FCC Moves to Kill the Rule That Made ISPs Show You Their Real Fees
Key takeaways
- The FCC under chair Brendan Carr is moving to end the Biden-era broadband nutrition label requirement for ISPs
- Roughly 42 percent of American households have access to only one broadband provider at speeds above 25 Mbps
- ISPs have been documented charging between five and fifty dollars per month in fees on top of advertised rates
If you have ever signed up for broadband only to discover the actual monthly bill is notably higher than the advertised price, you will already understand why this matters. The FCC is moving to end a Biden-era rule that required internet service providers to clearly disclose all of their fees upfront, and the timing could not be more frustrating for consumers.
The rule in question, introduced during the Biden administration, mandated that ISPs display a standardised 'broadband nutrition label' before customers signed up. The label had to list the full price including every additional fee, the typical download and upload speeds during peak hours, and data cap details. It was, by any reasonable measure, one of the more sensible pieces of consumer technology regulation to come out of Washington in recent years.
What the Labels Actually Revealed
When the labels rolled out, the results were illuminating. Advocacy groups documented ISPs charging anywhere from five to fifty dollars per month in fees on top of advertised rates. These included things like 'broadcast TV fees', 'regional sports network fees', 'internet infrastructure surcharges', and my personal favourite, 'network enhancement fees', which are largely invented cost recovery mechanisms that bear no relationship to any actual expense.
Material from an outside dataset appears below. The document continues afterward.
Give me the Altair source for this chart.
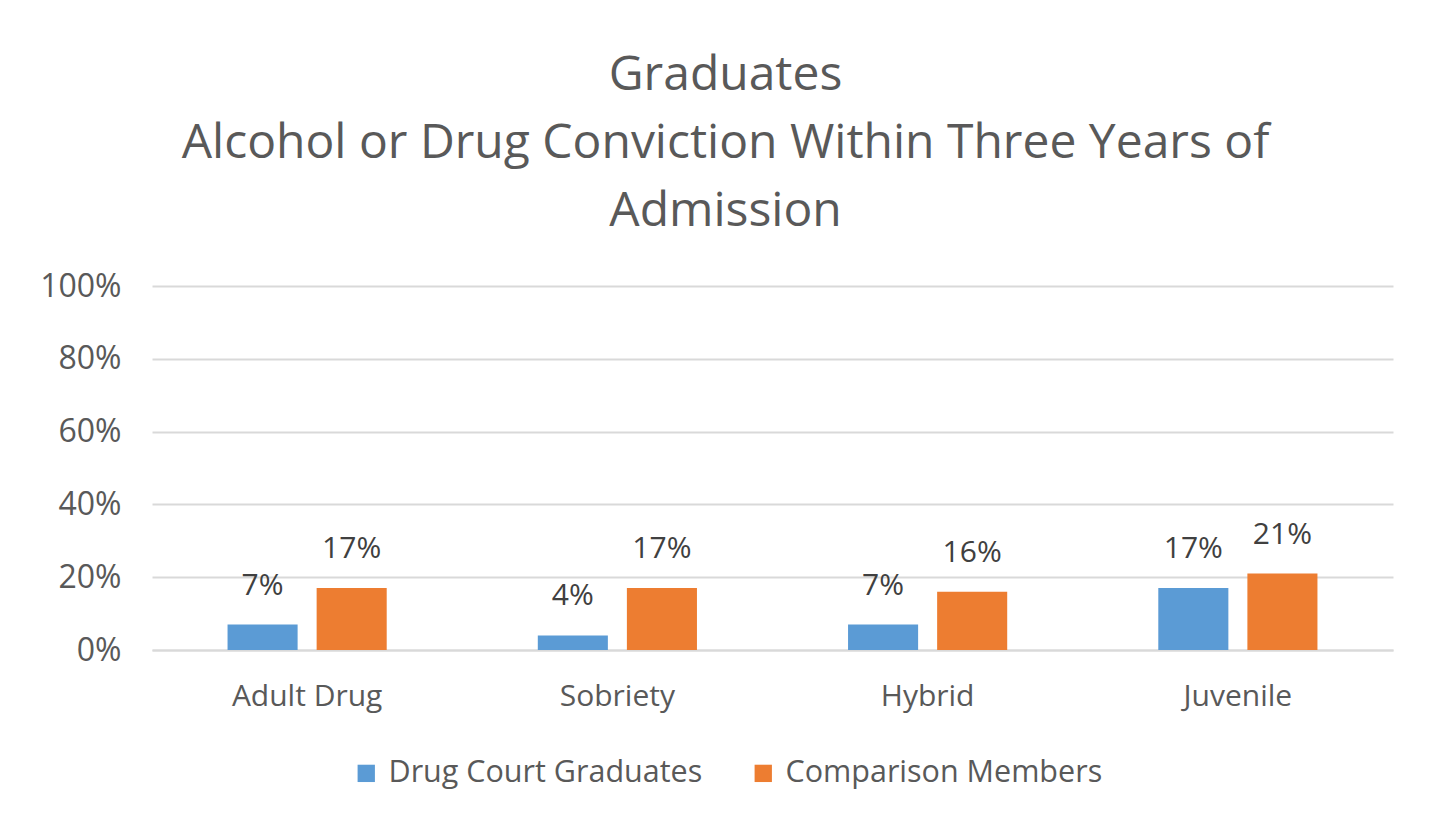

The nutrition label format made these visible in a standardised way for the first time. Comparison shopping between providers became meaningfully easier because you were comparing total cost to total cost, not teaser rate to teaser rate. Consumer advocacy organisations reported that complaints about unexpected billing practices dropped in markets where providers had complied fully with the requirement.
The FCC's Reasoning
The current FCC, under Trump-appointed chair Brendan Carr, has argued that the rule represents regulatory overreach and imposes compliance costs on providers. The formal position is that market competition is sufficient to discipline ISP pricing practices without mandated disclosure formats.
This argument would be more convincing if broadband in the United States were a genuinely competitive market. It is not. Roughly 42 percent of American households have access to only one broadband provider at speeds above 25 megabits per second, according to figures from the FCC's own broadband mapping data. A significant portion of the remaining 58 percent have access to two providers, which is not a competition level that tends to produce consumer-protective pricing behaviour.
When you cannot switch, the market cannot discipline. Disclosure requirements exist precisely because competition cannot be relied upon to do the work.
What Happens Next
The rule does not disappear overnight. The FCC will go through a formal rulemaking process, which includes a comment period during which consumer groups, academics, and the public can weigh in. Those comments are part of the public record and can form the basis of legal challenges if the final rule is later contested.
Several state attorneys general have indicated they will look at whether state-level consumer protection laws can fill the gap if the federal requirement disappears. California, which has historically moved to mirror or exceed federal consumer tech protections, is the most likely candidate to act independently.
For consumers in the meantime, the practical advice is unchanged: always ask for the total monthly cost in writing before signing any broadband contract, get it in email form rather than a verbal commitment from a sales call, and check for any contract exit fees. None of this should be necessary, but here we are.
The quiet irony is that ISPs themselves publish the per-fee breakdowns in their own billing systems. They know exactly what they charge. The only question is whether they are required to tell you before you commit. Apparently that is the part the FCC now considers optional.